On the shape of air bubbles trapped in ice

TL;DR

This paper investigates the unique elongated shapes of air bubbles trapped in ice, modeling their formation through a differential equation that accounts for freezing, capillarity, and diffusion, with implications for understanding ice properties and materials design.

Contribution

It introduces a nonlinear differential equation model for bubble shapes in ice, linking shape formation to freezing conditions and explaining the formation of ice worms.

Findings

Bubbles have a consistent asymptotic tip shape.

Most bubble shapes can be quantitatively matched by the model.
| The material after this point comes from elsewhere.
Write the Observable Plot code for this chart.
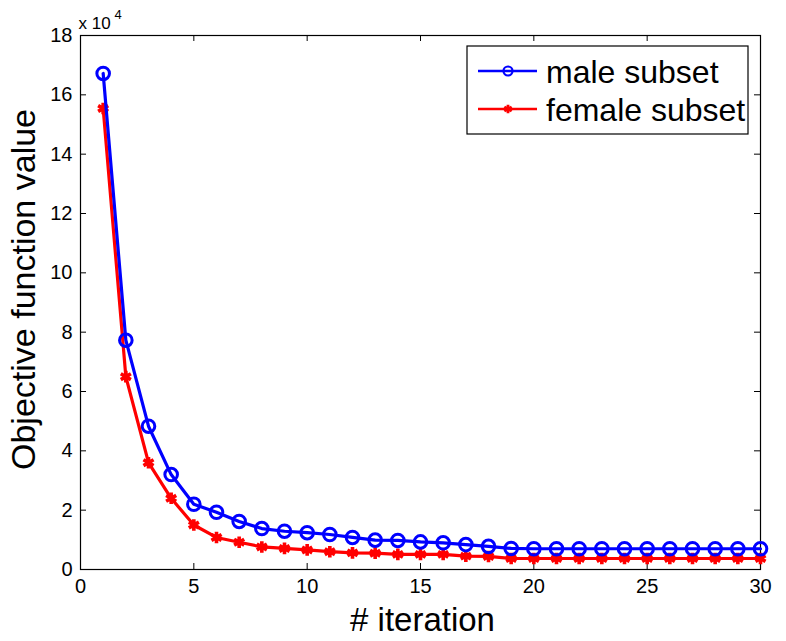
<!DOCTYPE html>
<html>
<head>
<meta charset="utf-8">
<script src="https://cdn.jsdelivr.net/npm/d3@7"></script>
<script src="https://cdn.jsdelivr.net/npm/@observablehq/plot@0.6"></script>
<style>
  html, body { margin: 0; padding: 0; background: #fff; }
  #chart { position: relative; width: 786px; height: 641px; font-family: "Liberation Sans", Arial, Helvetica, sans-serif; }
  #chart svg { display: block; }
  #legend { position: absolute; left: 0; top: 0; pointer-events: none; }
</style>
</head>
<body>
<div id="chart"></div>
<script>
// Objective function value per iteration (in units of 10^4)
const iterations = d3.range(1, 31);
const male = [16.72, 7.73, 4.83, 3.20, 2.20, 1.93, 1.62, 1.38, 1.29, 1.24,
              1.18, 1.08, 0.99, 0.98, 0.93, 0.90, 0.84, 0.78, 0.71, 0.70,
              0.70, 0.70, 0.70, 0.70, 0.70, 0.70, 0.70, 0.70, 0.70, 0.70];
const female = [15.54, 6.50, 3.60, 2.40, 1.50, 1.08, 0.92, 0.76, 0.71, 0.66,
                0.60, 0.56, 0.55, 0.51, 0.51, 0.51, 0.45, 0.44, 0.37, 0.37,
                0.37, 0.37, 0.37, 0.37, 0.37, 0.37, 0.37, 0.37, 0.37, 0.37];
const seriesNames = ["male subset", "female subset"];
const seriesColors = ["#0000ff", "#ff0000"];
const xTicks = [0, 5, 10, 15, 20, 25, 30];
const yTicks = [0, 2, 4, 6, 8, 10, 12, 14, 16, 18];
const xLabel = "# iteration";
const yLabel = "Objective function value";
const exponentBase = "x 10";
const exponent = "4";

const maleRows = iterations.map((it, i) => ({it, v: male[i]}));
const femaleRows = iterations.map((it, i) => ({it, v: female[i]}));

const W = 786, H = 641;
const mL = 80, mR = 26, mT = 35, mB = 72;
const innerH = H - mT - mB;
const innerW = W - mL - mR;
const tickLen = 6;
const font = "Liberation Sans, Arial, Helvetica, sans-serif";

const plot = Plot.plot({
  width: W,
  height: H,
  marginLeft: mL,
  marginRight: mR,
  marginTop: mT,
  marginBottom: mB,
  style: {fontFamily: font, background: "#fff", color: "#000"},
  x: {domain: [0, 30]},
  y: {domain: [0, 18]},
  marks: [
    // tick labels
    Plot.axisX(xTicks, {tickSize: 0, tickPadding: 9, fontSize: 20, label: null}),
    Plot.axisY(yTicks, {tickSize: 0, tickPadding: 8, fontSize: 20, label: null}),
    // inward tick marks on all four sides
    Plot.tickX(xTicks, {x: d => d, insetTop: innerH - tickLen, stroke: "#000", strokeWidth: 1}),
    Plot.tickX(xTicks, {x: d => d, insetBottom: innerH - tickLen, stroke: "#000", strokeWidth: 1}),
    Plot.tickY(yTicks, {y: d => d, insetRight: innerW - tickLen, stroke: "#000", strokeWidth: 1}),
    Plot.tickY(yTicks, {y: d => d, insetLeft: innerW - tickLen, stroke: "#000", strokeWidth: 1}),
    Plot.frame({stroke: "#000", strokeWidth: 1.2}),
    // female series
    Plot.line(femaleRows, {x: "it", y: "v", stroke: seriesColors[1], strokeWidth: 3.2}),
    Plot.dot(femaleRows, {x: "it", y: "v", symbol: "asterisk", r: 5.5, stroke: seriesColors[1], strokeWidth: 3.6}),
    // male series
    Plot.line(maleRows, {x: "it", y: "v", stroke: seriesColors[0], strokeWidth: 3.2}),
    Plot.dot(maleRows, {x: "it", y: "v", symbol: "circle", r: 6.3, stroke: seriesColors[0], strokeWidth: 3, fill: "none"}),
    // axis titles
    Plot.text([xLabel], {frameAnchor: "bottom", lineAnchor: "middle", textAnchor: "middle", dx: 2, dy: 51, fontSize: 33, fill: "#000"}),
    Plot.text([yLabel], {frameAnchor: "left", lineAnchor: "middle", textAnchor: "middle", rotate: -90, dx: -56, dy: -13, fontSize: 34, fill: "#000"}),
    // exponent multiplier above the y axis
    Plot.text([exponentBase], {frameAnchor: "top-left", textAnchor: "start", lineAnchor: "bottom", dx: -2, dy: -7, fontSize: 17, fill: "#000"}),
    Plot.text([exponent], {frameAnchor: "top-left", textAnchor: "start", lineAnchor: "bottom", dx: 34, dy: -17, fontSize: 13, fill: "#000"})
  ]
});

const chart = document.getElementById("chart");
chart.appendChild(plot);

// Legend box in the upper right of the axes
const lg = d3.select(chart).append("svg")
  .attr("id", "legend")
  .attr("width", W)
  .attr("height", H);

const box = {x: 467, y: 46, w: 281, h: 88};
lg.append("rect")
  .attr("x", box.x).attr("y", box.y)
  .attr("width", box.w).attr("height", box.h)
  .attr("fill", "#fff").attr("stroke", "#000").attr("stroke-width", 1.2);

const rowY = [71, 109];
seriesNames.forEach((name, i) => {
  const g = lg.append("g");
  g.append("line")
    .attr("x1", box.x + 11).attr("x2", box.x + 70)
    .attr("y1", rowY[i]).attr("y2", rowY[i])
    .attr("stroke", seriesColors[i]).attr("stroke-width", 2.4);
  const cx = box.x + 41;
  if (i === 0) {
    g.append("circle").attr("cx", cx).attr("cy", rowY[i]).attr("r", 4.5)
      .attr("fill", "none").attr("stroke", seriesColors[i]).attr("stroke-width", 2.2);
  } else {
    g.append("path")
      .attr("transform", `translate(${cx},${rowY[i]})`)
      .attr("d", d3.symbol(d3.symbolAsterisk, 50)())
      .attr("fill", "none").attr("stroke", seriesColors[i]).attr("stroke-width", 2.8);
  }
  g.append("text")
    .attr("x", box.x + 79).attr("y", rowY[i])
    .attr("dy", "0.36em")
    .attr("font-family", font)
    .attr("font-size", 32)
    .attr("fill", "#000")
    .text(name);
});
</script>
</body>
</html>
The model reveals a bifurcation explaining the formation of ice worms.

Abstract

Water usually contains dissolved gases, and because freezing is a purifying process these gases must be expelled for ice to form. Bubbles appear at the freezing front and are then trapped in ice, making pores. These pores come in a range of sizes from microns to millimeters and their shapes are peculiar; never spherical but elongated, and usually fore-aft asymmetric. We show that these remarkable shapes result of a delicate balance between freezing, capillarity, and mass diffusion. A non-linear ordinary differential equation suffices to describe the bubbles, which features two non-dimensional numbers representing the supersaturation and the freezing rate, and two additional parameters representing simultaneous freezing and nucleation treated as the initial condition. Our experiments provide us with a large variety of pictures of bubble shapes. We show that all of these bubbles have their rounded tip well described by an asymptotic regime of the differential equation, and that most bubbles can have their full shape quantitatively matched by a full solution. This method enables the measurement of the freezing conditions of ice samples, and the design of freeze-cast porous materials. Furthermore, the equation exhibits a bifurcation that explains why some bubbles grow indefinitely and make long cylindrical ``ice worms'', well known to glaciologists.